Lorenzo Peterson, 14, suffered brain damage in 2000 when he got sucked into a pool drain at a North Miami apartment complex. He went into a permanent vegetative state, then died four years later.

"Eight people jumped into the pool to create a human chain to pull him out and they could not -- until someone finally turned off the pump,'' said Michael Haggard, an attorney who represented Lorenzo's family. They had to break down the locked door of a shack that housed the turn-off switch.

A new law mandates that public pools and spas be retrofitted with approved drain covers or anti-entrapment systems by December.

Haggard said he'd like to see all private residential pools -- not just the public ones -- install cut-off switches.

"What about all the existing pools in my neighborhood and yours that are being grandfathered in?'' he said.

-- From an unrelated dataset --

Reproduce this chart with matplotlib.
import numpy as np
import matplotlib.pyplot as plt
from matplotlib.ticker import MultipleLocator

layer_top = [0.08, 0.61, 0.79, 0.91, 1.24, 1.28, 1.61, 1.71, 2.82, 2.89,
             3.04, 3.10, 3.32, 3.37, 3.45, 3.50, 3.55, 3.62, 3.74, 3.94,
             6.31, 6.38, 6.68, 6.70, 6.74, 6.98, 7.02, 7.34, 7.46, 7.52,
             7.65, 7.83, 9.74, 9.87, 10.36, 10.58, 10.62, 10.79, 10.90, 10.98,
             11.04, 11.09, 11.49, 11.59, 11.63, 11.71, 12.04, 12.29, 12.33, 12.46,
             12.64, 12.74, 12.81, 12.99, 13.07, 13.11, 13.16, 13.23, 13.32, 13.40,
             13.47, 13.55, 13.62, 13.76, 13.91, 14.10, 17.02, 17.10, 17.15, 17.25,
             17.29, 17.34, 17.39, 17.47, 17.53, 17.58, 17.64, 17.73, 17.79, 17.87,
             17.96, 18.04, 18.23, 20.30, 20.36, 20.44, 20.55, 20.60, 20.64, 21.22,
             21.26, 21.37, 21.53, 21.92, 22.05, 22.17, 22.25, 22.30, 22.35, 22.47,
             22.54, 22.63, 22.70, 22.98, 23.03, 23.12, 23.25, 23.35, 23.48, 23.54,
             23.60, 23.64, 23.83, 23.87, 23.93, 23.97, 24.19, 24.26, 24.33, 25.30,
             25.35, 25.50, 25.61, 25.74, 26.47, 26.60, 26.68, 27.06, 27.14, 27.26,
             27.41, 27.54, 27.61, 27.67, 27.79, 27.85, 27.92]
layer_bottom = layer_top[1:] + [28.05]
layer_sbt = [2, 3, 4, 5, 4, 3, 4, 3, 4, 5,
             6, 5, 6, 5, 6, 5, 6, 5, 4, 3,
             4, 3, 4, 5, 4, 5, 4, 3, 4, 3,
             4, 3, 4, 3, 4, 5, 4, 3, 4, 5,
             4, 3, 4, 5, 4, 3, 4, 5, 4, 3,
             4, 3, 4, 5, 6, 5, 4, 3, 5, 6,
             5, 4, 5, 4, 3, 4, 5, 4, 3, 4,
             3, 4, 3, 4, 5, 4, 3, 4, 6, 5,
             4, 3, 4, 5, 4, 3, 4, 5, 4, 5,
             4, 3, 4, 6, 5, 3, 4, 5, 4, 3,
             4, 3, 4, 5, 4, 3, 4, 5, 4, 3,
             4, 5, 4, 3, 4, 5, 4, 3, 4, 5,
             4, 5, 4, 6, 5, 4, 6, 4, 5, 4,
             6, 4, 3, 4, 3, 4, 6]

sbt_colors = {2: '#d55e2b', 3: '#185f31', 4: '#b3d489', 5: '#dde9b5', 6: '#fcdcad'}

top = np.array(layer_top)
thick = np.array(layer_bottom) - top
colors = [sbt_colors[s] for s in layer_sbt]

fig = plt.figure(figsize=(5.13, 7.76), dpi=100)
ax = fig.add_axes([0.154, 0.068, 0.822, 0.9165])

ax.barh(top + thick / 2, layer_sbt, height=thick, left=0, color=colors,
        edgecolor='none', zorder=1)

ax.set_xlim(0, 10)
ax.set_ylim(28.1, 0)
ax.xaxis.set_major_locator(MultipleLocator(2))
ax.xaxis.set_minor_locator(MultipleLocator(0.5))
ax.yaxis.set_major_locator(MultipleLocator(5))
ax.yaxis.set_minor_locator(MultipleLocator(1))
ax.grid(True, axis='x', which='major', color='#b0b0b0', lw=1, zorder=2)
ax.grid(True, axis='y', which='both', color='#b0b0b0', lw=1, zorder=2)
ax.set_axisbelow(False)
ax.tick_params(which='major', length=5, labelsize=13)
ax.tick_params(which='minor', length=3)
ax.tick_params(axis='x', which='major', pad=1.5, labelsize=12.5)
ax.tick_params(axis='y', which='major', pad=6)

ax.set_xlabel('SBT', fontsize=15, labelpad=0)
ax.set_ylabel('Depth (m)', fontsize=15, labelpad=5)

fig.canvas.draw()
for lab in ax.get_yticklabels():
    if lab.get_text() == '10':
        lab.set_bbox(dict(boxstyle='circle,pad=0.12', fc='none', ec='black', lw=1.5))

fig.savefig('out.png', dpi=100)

Florida homeowners with older pools should at least have their drains inspected for safety. New covers cost $30 to $50.

"They should be the dome-shaped type not the old flat type,'' said Louie Delaware, The Home Safety Guru. Some are also scallop-shaped.

"Make certain no one ever uses a pool or hot tub that has a broken or missing drain cover," Delaware said, adding that even a small hole can create a powerful suction.

Suction -- about 500 pounds of force for an eight-inch main drain operating on a standard pump -- makes it difficult for an entrapped swimmer to escape or even be freed by rescuers. In many cases, the pump needs to be turned off immediately.

Rep. Debbie Wasserman-Shultz, D-Weston, who helped pass the new legislation said, "Parents should know that simple safety measures for their pool or spa could very well prevent their own child from being lost through such nightmare scenarios as accidental drowning or entrapment."

Swimmers with shoulder-length hair should pin up their hair in a bun or use a swim cap to avoid having their hair entangled in a suction outlet, Delaware said.

Gerald Little, a rescue diver with Miami-Dade Fire Rescue who co-founded the Little Swimmers program, said parents should monitor where the kids are swimming, especially in baby pools, where they can sit on drains.

Delaware said every adult or teenager should know where the pump shut-off switch is and how to use it.

Some new pools and spas have more than one drain to help relieve the pressure from a single outlet, Delaware said.

"Some people are now putting in a safety vacuum release system," Delaware said. "If the vacuum pressure goes too high, it automatically turns the pump off. So if the drain was completely covered or if a child swam over a drain cover and got sucked into it, the system turns off."

Vac-Alert Industries manufactures such systems, with testing facilities in Fort Pierce.

Paul Pennington a founding member of the Pool Safety Consortium and president of Vac-Alert, said such systems cost about $500 and take 30 minutes to install. They can detect when somebody has been held down to the drain and break the vacuum in a millisecond.